**For anyone who stumbles into this post with the same problem, head
on over here ( http://markmail.org/thread/t5hmrob3jdmz7nqm ) for more
discussion and the solution that ended up working for us.
H. Wilson
On 06/04/2010 09:21 AM, H. Wilson wrote:
Hello,
I am using Jackrabbit 2.0 with OCM and after searching forums both
here and on Lucene, as well as Google, I have yet to find an answer.
(On an aside, if this question should have gone to the Lucene user's
list, please let me know!).
For starters, you should know our clients would like both
case-sensitive and case-insensitive options available to them. The
searches are to be on a property named fullName, which may contain
underscores and always contains a leading dot. (Also our client's
requirement.) And while yes, we are aware that leading wildcard
searches are not the best, the client still plans to use them. Here is
my issue:
* My searches using jcr:like work fine for all the scenarios I list
below.
* My searches with jcr:contains and exact names work fine (even with
underscores!).
* My jcr:contains searches using wildcards and underscores always
fail. I have even tried escaping them.
Given there are two objects in our repository with the following
fullName properties:
.North.South.East.WestLand
.North.South.East.West_Land
Both of the following work fine, and each return the respective object:
(jcr:contains(@fullName, '.North.South.East.WestLand'))
(jcr:contains(@fullName, '.North.South.East.West_Land'))
The following jcr:contains queries return BOTH objects successfully:
*North*
.North*
.North.*
The following queries successfully return the FIRST object:
*.South.East.WestLand
.*.South.East.WestLand
*South*.WestLand
*East.WestLand
*.WestLand
*East?WestLand
*?WestLand
*North.South.East.WestLand
And the following identical jcr:contains queries (except the
underscore) do not return anything, when I would expect the SECOND
Object:
*.South.East.West_Land
.*.South.East.West_Land
*South*.West_Land
*East.West_Land
*.West_Land
*East?West_Land
*?West_Land
*North.South.East.West_Land
UPDATE: After I wrote this large message, I just remembered something.

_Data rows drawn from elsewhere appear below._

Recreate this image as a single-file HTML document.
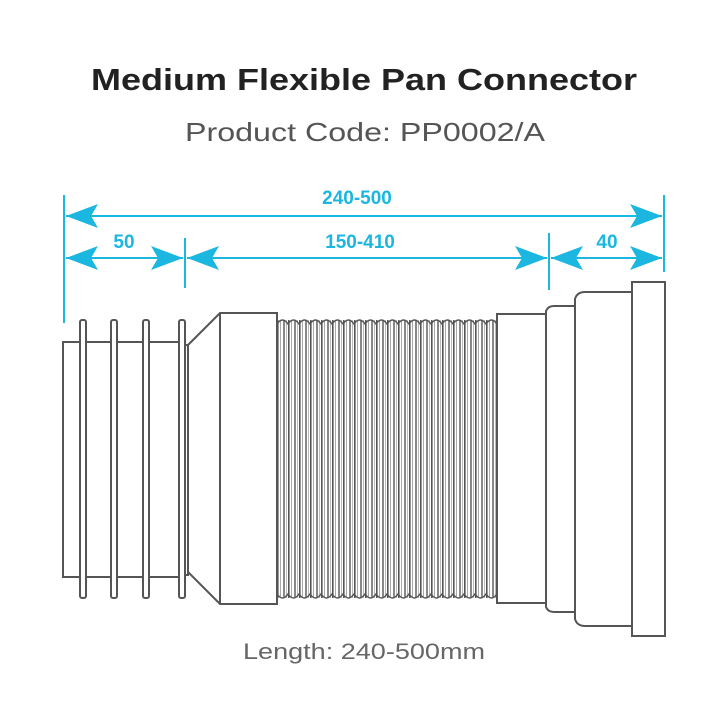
<!DOCTYPE html>
<html><head><meta charset="utf-8"><style>
html,body{margin:0;padding:0;background:#fff;}
svg{display:block;}
</style></head><body>
<svg width="724" height="724" viewBox="0 0 724 724" xmlns="http://www.w3.org/2000/svg">
<defs>
<pattern id="bel" x="277" y="0" width="11" height="10" patternUnits="userSpaceOnUse">
<rect x="0" y="0" width="11" height="10" fill="#fff"/>
<rect x="0" y="0" width="1.6" height="10" fill="#555"/>
<rect x="3" y="0" width="1" height="10" fill="#aaa"/>
<rect x="6" y="0" width="2" height="10" fill="#888"/>
<rect x="9" y="0" width="1" height="10" fill="#bbb"/>
</pattern>
</defs>
<text x="364" y="90" text-anchor="middle" font-family="Liberation Sans, sans-serif" font-size="31" font-weight="bold" fill="#222" textLength="546" lengthAdjust="spacingAndGlyphs">Medium Flexible Pan Connector</text>
<text x="365" y="141" text-anchor="middle" font-family="Liberation Sans, sans-serif" font-size="26" fill="#555" textLength="360" lengthAdjust="spacingAndGlyphs">Product Code: PP0002/A</text>
<text x="364" y="659" text-anchor="middle" font-family="Liberation Sans, sans-serif" font-size="22" fill="#666" textLength="242" lengthAdjust="spacingAndGlyphs">Length: 240-500mm</text>

<g stroke="#1bb7e0" stroke-width="2" fill="#1bb7e0">
<line x1="64" y1="195" x2="64" y2="323"/>
<line x1="185" y1="238" x2="185" y2="288"/>
<line x1="549" y1="233" x2="549" y2="290"/>
<line x1="664" y1="195" x2="664" y2="272"/>
<line x1="66" y1="216" x2="662" y2="216"/>
<line x1="66" y1="258" x2="183" y2="258"/>
<line x1="187" y1="258" x2="547" y2="258"/>
<line x1="551" y1="258" x2="662" y2="258"/>
</g>
<g fill="#1bb7e0">
<polygon points="66,216 98,204 91,216 98,228"/>
<polygon points="662,216 630,204 637,216 630,228"/>
<polygon points="66,258 98,246 91,258 98,270"/>
<polygon points="183,258 151,246 158,258 151,270"/>
<polygon points="187,258 219,246 212,258 219,270"/>
<polygon points="547,258 515,246 522,258 515,270"/>
<polygon points="551,258 583,246 576,258 583,270"/>
<polygon points="662,258 630,246 637,258 630,270"/>
</g>
<g font-family="Liberation Sans, sans-serif" font-weight="bold" font-size="19" fill="#1bb7e0" text-anchor="middle">
<text x="357" y="204">240-500</text>
<text x="124" y="248">50</text>
<text x="360" y="248">150-410</text>
<text x="607" y="248">40</text>
</g>

<g fill="#fff" stroke="#555" stroke-width="2">
<rect x="63" y="342" width="122" height="235"/>
<rect x="80" y="320" width="6" height="278" rx="2"/>
<rect x="111" y="320" width="6" height="278" rx="2"/>
<rect x="143" y="320" width="6" height="278" rx="2"/>
<rect x="179" y="320" width="6" height="278" rx="2"/>
<rect x="185" y="345" width="3" height="230"/>
<polygon points="188,345 220,313 277,313 277,604 220,604 188,572"/>
<line x1="220" y1="313" x2="220" y2="604"/>
<rect x="277" y="320" width="220" height="278" fill="url(#bel)" stroke="none"/>
<rect x="497" y="314" width="49" height="289"/>
<path d="M546,314 L546,311 Q548,306 554,306 L575,306 L575,612 L554,612 Q548,612 546,607 Z"/>
<path d="M575,306 L575,299 Q577,292 585,292 L632,292 L632,626 L585,626 Q577,626 575,619 Z"/>
<rect x="632" y="282" width="33" height="354"/>
</g>
<path d="M277,324 q5.5,-8 11,0 q5.5,-8 11,0 q5.5,-8 11,0 q5.5,-8 11,0 q5.5,-8 11,0 q5.5,-8 11,0 q5.5,-8 11,0 q5.5,-8 11,0 q5.5,-8 11,0 q5.5,-8 11,0 q5.5,-8 11,0 q5.5,-8 11,0 q5.5,-8 11,0 q5.5,-8 11,0 q5.5,-8 11,0 q5.5,-8 11,0 q5.5,-8 11,0 q5.5,-8 11,0 q5.5,-8 11,0 q5.5,-8 11,0" fill="none" stroke="#555" stroke-width="1.5"/>
<path d="M277,594 q5.5,8 11,0 q5.5,8 11,0 q5.5,8 11,0 q5.5,8 11,0 q5.5,8 11,0 q5.5,8 11,0 q5.5,8 11,0 q5.5,8 11,0 q5.5,8 11,0 q5.5,8 11,0 q5.5,8 11,0 q5.5,8 11,0 q5.5,8 11,0 q5.5,8 11,0 q5.5,8 11,0 q5.5,8 11,0 q5.5,8 11,0 q5.5,8 11,0 q5.5,8 11,0 q5.5,8 11,0" fill="none" stroke="#555" stroke-width="1.5"/>
</svg>
</body></html>
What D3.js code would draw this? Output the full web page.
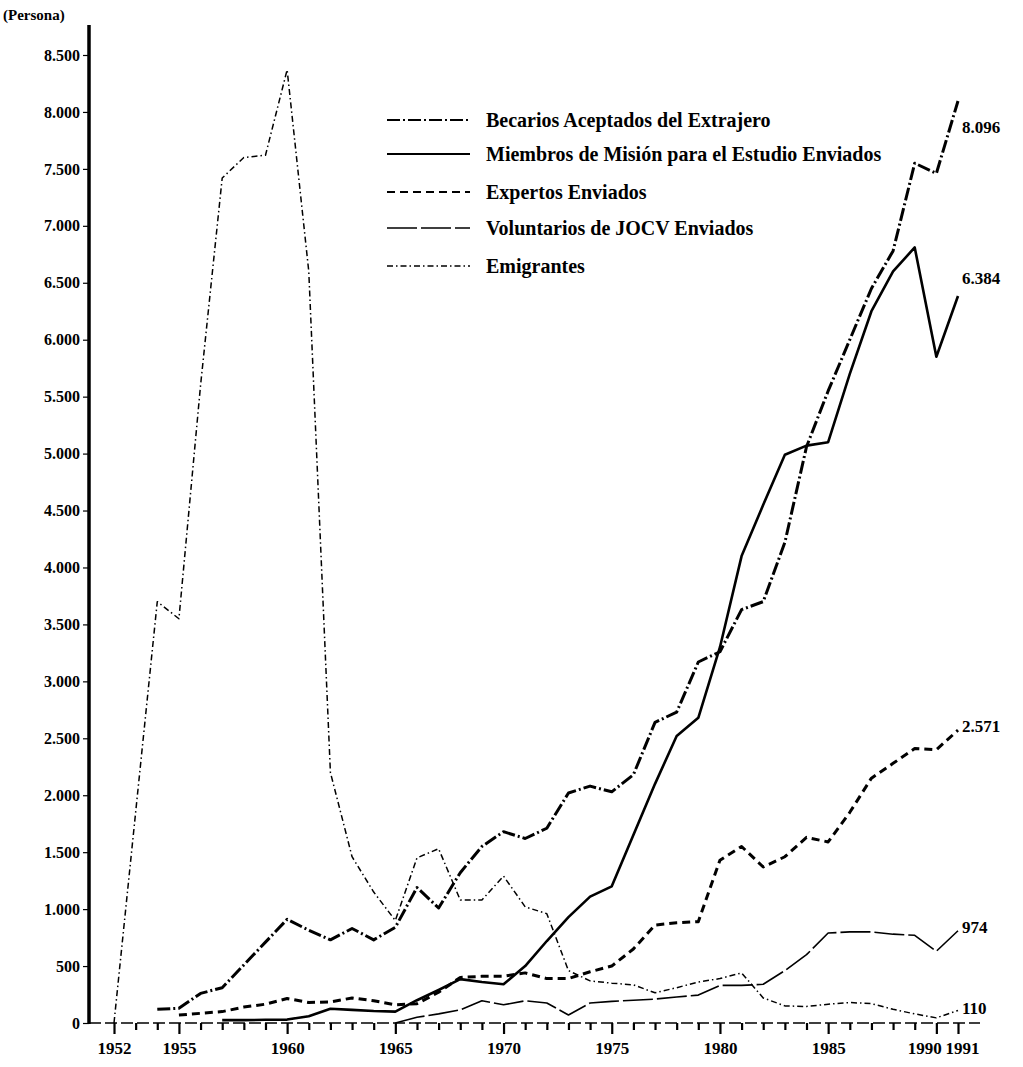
<!DOCTYPE html>
<html>
<head>
<meta charset="utf-8">
<script src="https://cdn.jsdelivr.net/npm/d3@7"></script>
<style>
  body { margin: 0; background: #fff; }
  svg { display: block; }
  text { font-family: "Liberation Serif", serif; font-weight: bold; fill: #000; }
</style>
</head>
<body>
<svg id="chart" width="1023" height="1067"></svg>
<script>
// jaren op de x-as
const jaren = [1952, 1953, 1954, 1955, 1956, 1957, 1958, 1959, 1960, 1961,
    1962, 1963, 1964, 1965, 1966, 1967, 1968, 1969, 1970, 1971,
    1972, 1973, 1974, 1975, 1976, 1977, 1978, 1979, 1980, 1981,
    1982, 1983, 1984, 1985, 1986, 1987, 1988, 1989, 1990, 1991]

const jaarLabels = [1952, 1955, 1960, 1965, 1970, 1975, 1980, 1985, 1990, 1991]
const yTicks = [0, 500, 1000, 1500, 2000, 2500, 3000, 3500, 4000, 4500, 5000, 5500, 6000, 6500, 7000, 7500, 8000, 8500]

const becarios = [null, null, 120, 130, 260, 310, 510, 710, 910, 815,
    730, 830, 730, 840, 1190, 1010, 1320, 1550, 1680, 1620,
    1710, 2020, 2080, 2030, 2180, 2640, 2730, 3170, 3260, 3630,
    3700, 4220, 5060, 5550, 6000, 6450, 6780, 7550, 7460, 8096]

const miembros = [null, null, null, null, null, 25, 25, 28, 30, 60,
    125, 115, 105, 100, 200, 290, 385, 360, 340, 500,
    720, 930, 1110, 1200, 1650, 2100, 2520, 2680, 3300, 4100,
    4550, 4990, 5070, 5100, 5700, 6250, 6600, 6810, 5850, 6384]

const expertos = [null, null, null, 70, 85, 100, 140, 165, 215, 180,
    185, 220, 195, 160, 170, 270, 400, 410, 410, 440,
    390, 390, 450, 500, 650, 860, 880, 890, 1430, 1550,
    1370, 1460, 1630, 1590, 1850, 2150, 2280, 2410, 2400, 2571]

const voluntarios = [null, null, null, null, null, null, null, null, null, null,
    null, null, null, 0, 50, 80, 115, 195, 160, 195,
    176, 70, 176, 190, 200, 210, 228, 245, 330, 330,
    340, 460, 600, 790, 800, 800, 780, 770, 630, 810]

const emigrantes = [0, null, 3700, 3550, 5600, 7420, 7600, 7620, 8370, 6600,
    2200, 1460, 1150, 900, 1450, 1530, 1080, 1080, 1290, 1020,
    960, 460, 370, 350, 335, 265, 310, 360, 390, 440,
    220, 150, 145, 165, 180, 170, 120, 80, 45, 110]

const reeksNamen = ["Becarios Aceptados del Extrajero", "Miembros de Misión para el Estudio Enviados",
    "Expertos Enviados", "Voluntarios de JOCV Enviados", "Emigrantes"]
const eindLabels = ["8.096", "6.384", "2.571", "974", "110"]

// stijl per reeks (niet de data)
const stijlen = [
    { width: 3, dash: "13,3,2,3" },
    { width: 2.6, dash: null },
    { width: 3, dash: "8,5" },
    { width: 1.6, dash: "30,4" },
    { width: 1.5, dash: "6,3,1.5,3" }
]
const labelDy = [32, -12, 2, 2, 4]

const svg = d3.select("#chart")

const x = d3.scaleLinear().domain([1952, 1991]).range([114, 958])
const y = d3.scaleLinear().domain([0, 8500]).range([1023, 55])

tekenAssen(svg)
tekenLijnen(svg, [becarios, miembros, expertos, voluntarios, emigrantes])
tekenLegenda(svg)

function tekenAssen(sel) {
    const nlFormat = d => d === 0 ? "0" : d3.format(",")(d).replace(",", ".")

    const yAs = sel.append("g")
        .attr("transform", "translate(89,0)")
        .call(d3.axisLeft(y).tickValues(yTicks).tickFormat(nlFormat).tickSize(6).tickPadding(3))
    yAs.select(".domain").remove()
    yAs.selectAll("text").style("font-size", "16px")
    yAs.selectAll("line").attr("stroke", "#000").attr("stroke-width", 1.2)

    // dikke y-as lijn
    sel.append("line")
        .attr("x1", 89).attr("x2", 89)
        .attr("y1", y(0) + 1).attr("y2", y(8500) - 30)
        .attr("stroke", "#000").attr("stroke-width", 3.5)

    // x-as basislijn
    sel.append("line")
        .attr("x1", 89).attr("x2", 980)
        .attr("y1", y(0)).attr("y2", y(0))
        .attr("stroke", "#000").attr("stroke-width", 1.4)
        .attr("stroke-dasharray", "12,4")

    const xAs = sel.append("g")
        .attr("transform", `translate(0,${y(0)})`)
        .call(d3.axisBottom(x).tickValues(jaren).tickSize(7)
            .tickFormat(d => jaarLabels.includes(d) ? d : ""))
    xAs.select(".domain").remove()
    xAs.selectAll("line")
        .attr("stroke", "#000")
        .attr("stroke-width", 2.2)
        .attr("y2", d => jaarLabels.includes(d) ? 11 : 7)
    xAs.selectAll("text")
        .style("font-size", "17px")
        .attr("y", 19)
        .attr("dx", d => d === 1990 ? -12 : d === 1991 ? 4 : 0)

    sel.append("text")
        .attr("x", 3).attr("y", 20)
        .style("font-size", "15px")
        .text("(Persona)")
}

function tekenLijnen(sel, reeksen) {
    const lijn = d3.line()
        .x(d => x(d.jaar))
        .y(d => y(d.waarde))

    reeksen.forEach((reeks, i) => {
        const punten = jaren.map((jaar, j) => ({ jaar: jaar, waarde: reeks[j] }))
            .filter(d => d.waarde !== null)

        sel.append("path")
            .datum(punten)
            .attr("d", lijn)
            .attr("fill", "none")
            .attr("stroke", "#000")
            .attr("stroke-width", stijlen[i].width)
            .attr("stroke-linejoin", "round")
            .attr("stroke-dasharray", stijlen[i].dash)

        const laatste = punten[punten.length - 1]
        sel.append("text")
            .attr("x", x(laatste.jaar) + 4)
            .attr("y", y(laatste.waarde) + labelDy[i])
            .style("font-size", "17px")
            .text(eindLabels[i])
    })
}

function tekenLegenda(sel) {
    const rijen = [120, 154, 192, 228, 266]
    const legenda = sel.append("g")

    reeksNamen.forEach((naam, i) => {
        legenda.append("line")
            .attr("x1", 387).attr("x2", 470)
            .attr("y1", rijen[i]).attr("y2", rijen[i])
            .attr("stroke", "#000")
            .attr("stroke-width", Math.min(stijlen[i].width, 2))
            .attr("stroke-dasharray", stijlen[i].dash)

        legenda.append("text")
            .attr("x", 486)
            .attr("y", rijen[i] + 7)
            .style("font-size", "20px")
            .text(naam)
    })
}
</script>
</body>
</html>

(It should be noted - I have been trying to tackle this off and on for
weeks, please bear with the slight memory loss, but maybe having seen
all this will help others.) I remember reading somewhere that Lucene
treats underscores as token dividers. So when I have Object properties
with underscores, it is splitting it into Tokens and essentially
dropping the underscore completely. Which could explain why exact name
search works. (Is this correct?) The above examples were using the
StandardAnalyzer. I have previously tried using the
WhitespaceAnalyzer, but doing so disables my ability to do leading
wildcard searches, which is absolutely required by our clients. I know
there is a way to turn on the leading wild card searches, but I could
not gather how to do it while using JackRabbit. Any advice on a way to
use any Analyzer which would satisfy our clients would be GREATLY
appreciated.
Thanks for your time and patience,
H. Wilson